June 19, 2023 | S&P Global Commodity Insights | 1 minute read

Bracewell’s David Shargel discussed with S&P Global Commodity Insights the state of crypto mining activities in Texas and New York as miners increasingly hunting for new ways to tap into renewables.

Shargel noted that a majority of US-based crypto mining relies on fossil fuel-derived electricity. In January, New York became the first state to ban crypto mining derived from fossil fuels, and even some Texas lawmakers have recently tried to chip away at the state’s mining cohort.

“For a couple of years now, Texas has been extremely attractive. Part of the incentive was providing a monetary reward for crypto mining operations that were able to shed load, stop their operations when load was at peak,” Shargel said.

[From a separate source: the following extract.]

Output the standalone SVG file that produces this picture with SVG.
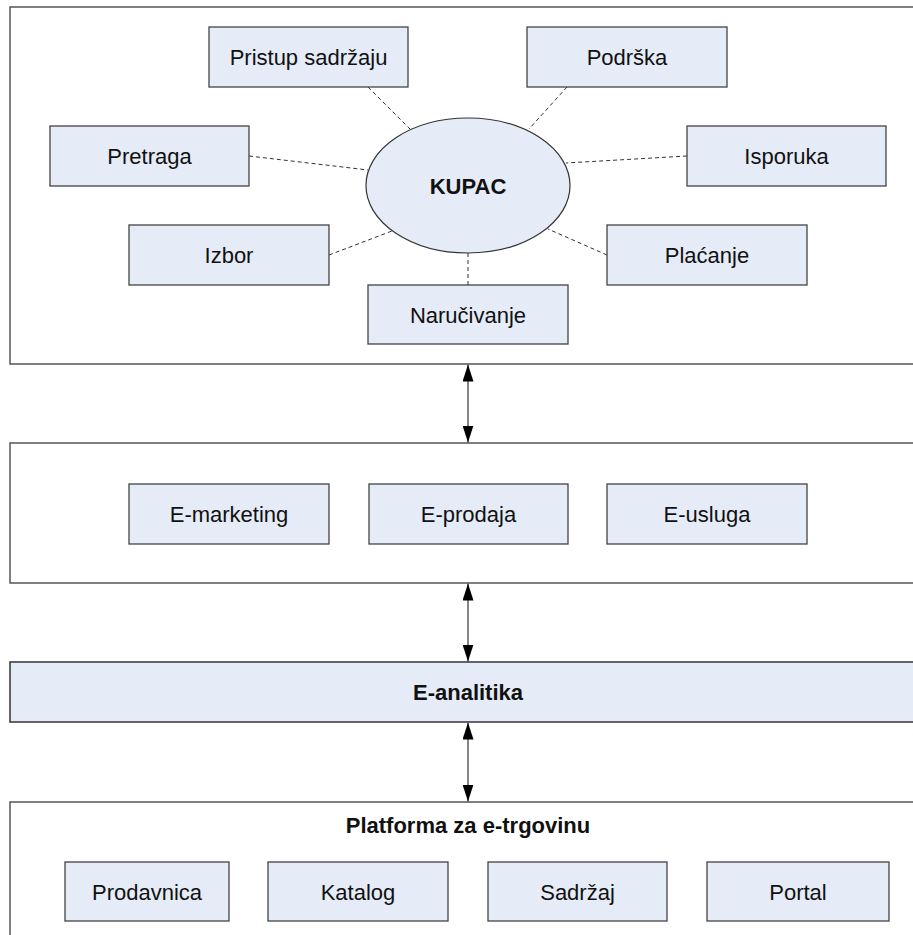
<svg xmlns="http://www.w3.org/2000/svg" width="913" height="935" viewBox="0 0 913 935">
  <style>
    .frame { fill: #ffffff; stroke: #555555; stroke-width: 1.5; }
    .box { fill: #e6ecf7; stroke: #444444; stroke-width: 1.3; }
    .lbl { font-family: "Liberation Sans", Arial, sans-serif; font-size: 22px; fill: #111111; text-anchor: middle; }
    .bold { font-weight: bold; }
    .dash { stroke: #333333; stroke-width: 1; stroke-dasharray: 4 3; fill: none; }
    .arrow { stroke: #444444; stroke-width: 1.3; fill: none; marker-start: url(#head); marker-end: url(#head); }
  </style>
  <defs>
    <marker id="head" viewBox="0 0 17 11" refX="17" refY="5.5" markerWidth="17" markerHeight="11" markerUnits="userSpaceOnUse" orient="auto-start-reverse">
      <path d="M0,0 L17,5.5 L0,11 Z" fill="#000000"/>
    </marker>
  </defs>

  <rect width="913" height="935" fill="#ffffff"/>

  <!-- customer layer -->
  <g id="customer-layer">
    <rect class="frame" x="10" y="7" width="915" height="357"/>
  </g>

  <!-- dashed links around the customer -->
  <g id="customer-links">
    <line class="dash" x1="368" y1="87" x2="410" y2="129"/>
    <line class="dash" x1="249" y1="156" x2="368" y2="170"/>
    <line class="dash" x1="329" y1="255" x2="392" y2="231"/>
    <line class="dash" x1="567" y1="87" x2="529" y2="129"/>
    <line class="dash" x1="687" y1="156" x2="566" y2="163"/>
    <line class="dash" x1="607" y1="255" x2="548" y2="229"/>
    <line class="dash" x1="468" y1="253" x2="468" y2="285"/>
  </g>

  <g id="kupac">
    <ellipse cx="468" cy="185.5" rx="102" ry="67.5" fill="#e6ecf7" stroke="#333333" stroke-width="1.2"/>
    <text class="lbl bold" x="468" y="193.5">KUPAC</text>
  </g>
  <g id="pristup">
    <rect class="box" x="209" y="27" width="199" height="60"/>
    <text class="lbl" x="308.5" y="65">Pristup sadržaju</text>
  </g>
  <g id="podrska">
    <rect class="box" x="527" y="27" width="200" height="60"/>
    <text class="lbl" x="627" y="65">Podrška</text>
  </g>
  <g id="pretraga">
    <rect class="box" x="50" y="126" width="199" height="60"/>
    <text class="lbl" x="149.5" y="164">Pretraga</text>
  </g>
  <g id="isporuka">
    <rect class="box" x="687" y="126" width="199" height="60"/>
    <text class="lbl" x="786.5" y="164">Isporuka</text>
  </g>
  <g id="izbor">
    <rect class="box" x="129" y="225" width="200" height="60"/>
    <text class="lbl" x="229" y="263">Izbor</text>
  </g>
  <g id="placanje">
    <rect class="box" x="607" y="225" width="200" height="60"/>
    <text class="lbl" x="707" y="263">Plaćanje</text>
  </g>
  <g id="narucivanje">
    <rect class="box" x="368" y="285" width="200" height="59"/>
    <text class="lbl" x="468" y="322.5">Naručivanje</text>
  </g>

  <!-- e-business layer -->
  <g id="ebusiness-layer">
    <rect class="frame" x="10" y="443" width="915" height="140"/>
  </g>
  <g id="e-marketing">
    <rect class="box" x="129" y="484" width="200" height="60"/>
    <text class="lbl" x="229" y="522">E-marketing</text>
  </g>
  <g id="e-prodaja">
    <rect class="box" x="369" y="484" width="199" height="60"/>
    <text class="lbl" x="468.5" y="522">E-prodaja</text>
  </g>
  <g id="e-usluga">
    <rect class="box" x="607" y="484" width="200" height="60"/>
    <text class="lbl" x="707" y="522">E-usluga</text>
  </g>

  <!-- analytics band -->
  <g id="e-analitika">
    <rect x="10" y="662" width="915" height="60" fill="#e6ecf7" stroke="#333333" stroke-width="1.5"/>
    <text class="lbl bold" x="468" y="700">E-analitika</text>
  </g>

  <!-- platform layer -->
  <g id="platforma">
    <rect class="frame" x="10" y="802" width="915" height="150"/>
    <text class="lbl bold" x="468" y="832.5">Platforma za e-trgovinu</text>
  </g>
  <g id="prodavnica">
    <rect class="box" x="65" y="862" width="164" height="59"/>
    <text class="lbl" x="147" y="899.5">Prodavnica</text>
  </g>
  <g id="katalog">
    <rect class="box" x="268" y="862" width="180" height="59"/>
    <text class="lbl" x="358" y="899.5">Katalog</text>
  </g>
  <g id="sadrzaj">
    <rect class="box" x="488" y="862" width="179" height="59"/>
    <text class="lbl" x="577.5" y="899.5">Sadržaj</text>
  </g>
  <g id="portal">
    <rect class="box" x="707" y="862" width="182" height="59"/>
    <text class="lbl" x="798" y="899.5">Portal</text>
  </g>

  <!-- two-way connectors between layers -->
  <g id="connectors">
    <line class="arrow" x1="468" y1="364.5" x2="468" y2="442.5"/>
    <line class="arrow" x1="468" y1="583.5" x2="468" y2="661.5"/>
    <line class="arrow" x1="468" y1="722.5" x2="468" y2="801.5"/>
  </g>
</svg>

To limit this, Texas state Sen. Lois Kolkhorst, a Republican, told a state Senate committee hearing in March that Texas’ booming digital mining industry is planning to add 37 GW of additional load to the state and no longer needs state incentives to thrive.

S.B. 1751, a bill sponsored by Kolkhorst, proposed that miners should only earn credits for demand response services if they comprise less than 10 percent of services procured by the Electric Reliability Council of Texas Inc. The bill progressed through the Texas Senate amid strong pushback from the industry but ultimately did not pass after being halted by the House of Representatives in late May.

Shargel does not expect interventions to reduce mining activity in the US. “The mining industry will be here to stay for at least some time. The miners are going to continue to find the optimal locations and sources of power,” added Shargel.